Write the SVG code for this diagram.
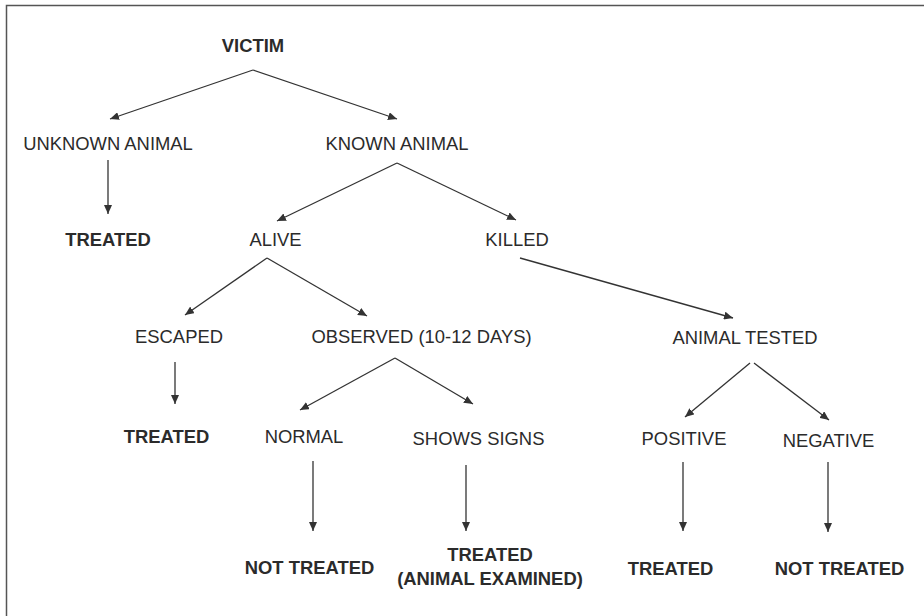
<svg xmlns="http://www.w3.org/2000/svg" width="924" height="616" viewBox="0 0 924 616">
<style>
text{font-family:"Liberation Sans",Arial,sans-serif;font-size:18.4px;fill:#2b2b2b;text-anchor:middle}
.b{font-weight:bold}
.c line{stroke:#333;stroke-width:1.3;marker-end:url(#ah)}
</style>
<defs>
<marker id="ah" markerUnits="userSpaceOnUse" markerWidth="10" markerHeight="8" refX="9" refY="4" orient="auto">
<path d="M0,0 L9,4 L0,8 Z" fill="#333"/>
</marker>
</defs>
<rect width="924" height="616" fill="#fff"/>
<path d="M6.5,616 V5.5 H924" fill="none" stroke="#555" stroke-width="1.5"/>
<g class="c" id="connectors">
<line x1="253" y1="70" x2="110" y2="119"/>
<line x1="253" y1="70" x2="397" y2="119"/>
<line x1="108" y1="160" x2="108" y2="214"/>
<line x1="397" y1="163" x2="277" y2="221"/>
<line x1="397" y1="163" x2="516" y2="220"/>
<line x1="267" y1="258" x2="185" y2="315"/>
<line x1="267" y1="258" x2="367" y2="316"/>
<line x1="520" y1="258" x2="733" y2="318"/>
<line x1="175" y1="362" x2="175" y2="404"/>
<line x1="395" y1="358" x2="300" y2="410"/>
<line x1="395" y1="358" x2="473" y2="404"/>
<line x1="750" y1="363" x2="685" y2="417"/>
<line x1="754" y1="363" x2="829" y2="420"/>
<line x1="313" y1="461" x2="313" y2="531"/>
<line x1="466" y1="465" x2="466" y2="531"/>
<line x1="683" y1="462" x2="683" y2="531"/>
<line x1="828" y1="462" x2="828" y2="532"/>
</g>
<g id="victim"><text class="b" x="253" y="52">VICTIM</text></g>
<g id="unknown"><text x="108" y="150">UNKNOWN ANIMAL</text></g>
<g id="known"><text x="397" y="150">KNOWN ANIMAL</text></g>
<g id="treated1"><text class="b" x="108" y="246">TREATED</text></g>
<g id="alive"><text x="275.5" y="246">ALIVE</text></g>
<g id="killed"><text x="517" y="246">KILLED</text></g>
<g id="escaped"><text x="179" y="343">ESCAPED</text></g>
<g id="observed"><text x="421.5" y="343">OBSERVED (10-12 DAYS)</text></g>
<g id="tested"><text x="745" y="344">ANIMAL TESTED</text></g>
<g id="treated2"><text class="b" x="166.5" y="443">TREATED</text></g>
<g id="normal"><text x="304" y="443">NORMAL</text></g>
<g id="signs"><text x="478.5" y="445">SHOWS SIGNS</text></g>
<g id="positive"><text x="684" y="445">POSITIVE</text></g>
<g id="negative"><text x="828.5" y="447">NEGATIVE</text></g>
<g id="nottreated1"><text class="b" x="309.5" y="574">NOT TREATED</text></g>
<g id="treated3"><text class="b" x="490" y="561">TREATED</text><text class="b" x="490" y="585">(ANIMAL EXAMINED)</text></g>
<g id="treated4"><text class="b" x="670.5" y="575">TREATED</text></g>
<g id="nottreated2"><text class="b" x="839.5" y="575">NOT TREATED</text></g>
</svg>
--------------------------------------------------
WHAT YOU WILL DO:
Your task is to repeat the material above exactly, without its pictures.

SOLUTION TO THIS EXERCISE:
Write the SVG code for this diagram.
<svg xmlns="http://www.w3.org/2000/svg" width="924" height="616" viewBox="0 0 924 616">
<style>
text{font-family:"Liberation Sans",Arial,sans-serif;font-size:18.4px;fill:#2b2b2b;text-anchor:middle}
.b{font-weight:bold}
.c line{stroke:#333;stroke-width:1.3;marker-end:url(#ah)}
</style>
<defs>
<marker id="ah" markerUnits="userSpaceOnUse" markerWidth="10" markerHeight="8" refX="9" refY="4" orient="auto">
<path d="M0,0 L9,4 L0,8 Z" fill="#333"/>
</marker>
</defs>
<rect width="924" height="616" fill="#fff"/>
<path d="M6.5,616 V5.5 H924" fill="none" stroke="#555" stroke-width="1.5"/>
<g class="c" id="connectors">
<line x1="253" y1="70" x2="110" y2="119"/>
<line x1="253" y1="70" x2="397" y2="119"/>
<line x1="108" y1="160" x2="108" y2="214"/>
<line x1="397" y1="163" x2="277" y2="221"/>
<line x1="397" y1="163" x2="516" y2="220"/>
<line x1="267" y1="258" x2="185" y2="315"/>
<line x1="267" y1="258" x2="367" y2="316"/>
<line x1="520" y1="258" x2="733" y2="318"/>
<line x1="175" y1="362" x2="175" y2="404"/>
<line x1="395" y1="358" x2="300" y2="410"/>
<line x1="395" y1="358" x2="473" y2="404"/>
<line x1="750" y1="363" x2="685" y2="417"/>
<line x1="754" y1="363" x2="829" y2="420"/>
<line x1="313" y1="461" x2="313" y2="531"/>
<line x1="466" y1="465" x2="466" y2="531"/>
<line x1="683" y1="462" x2="683" y2="531"/>
<line x1="828" y1="462" x2="828" y2="532"/>
</g>
<g id="victim"><text class="b" x="253" y="52">VICTIM</text></g>
<g id="unknown"><text x="108" y="150">UNKNOWN ANIMAL</text></g>
<g id="known"><text x="397" y="150">KNOWN ANIMAL</text></g>
<g id="treated1"><text class="b" x="108" y="246">TREATED</text></g>
<g id="alive"><text x="275.5" y="246">ALIVE</text></g>
<g id="killed"><text x="517" y="246">KILLED</text></g>
<g id="escaped"><text x="179" y="343">ESCAPED</text></g>
<g id="observed"><text x="421.5" y="343">OBSERVED (10-12 DAYS)</text></g>
<g id="tested"><text x="745" y="344">ANIMAL TESTED</text></g>
<g id="treated2"><text class="b" x="166.5" y="443">TREATED</text></g>
<g id="normal"><text x="304" y="443">NORMAL</text></g>
<g id="signs"><text x="478.5" y="445">SHOWS SIGNS</text></g>
<g id="positive"><text x="684" y="445">POSITIVE</text></g>
<g id="negative"><text x="828.5" y="447">NEGATIVE</text></g>
<g id="nottreated1"><text class="b" x="309.5" y="574">NOT TREATED</text></g>
<g id="treated3"><text class="b" x="490" y="561">TREATED</text><text class="b" x="490" y="585">(ANIMAL EXAMINED)</text></g>
<g id="treated4"><text class="b" x="670.5" y="575">TREATED</text></g>
<g id="nottreated2"><text class="b" x="839.5" y="575">NOT TREATED</text></g>
</svg>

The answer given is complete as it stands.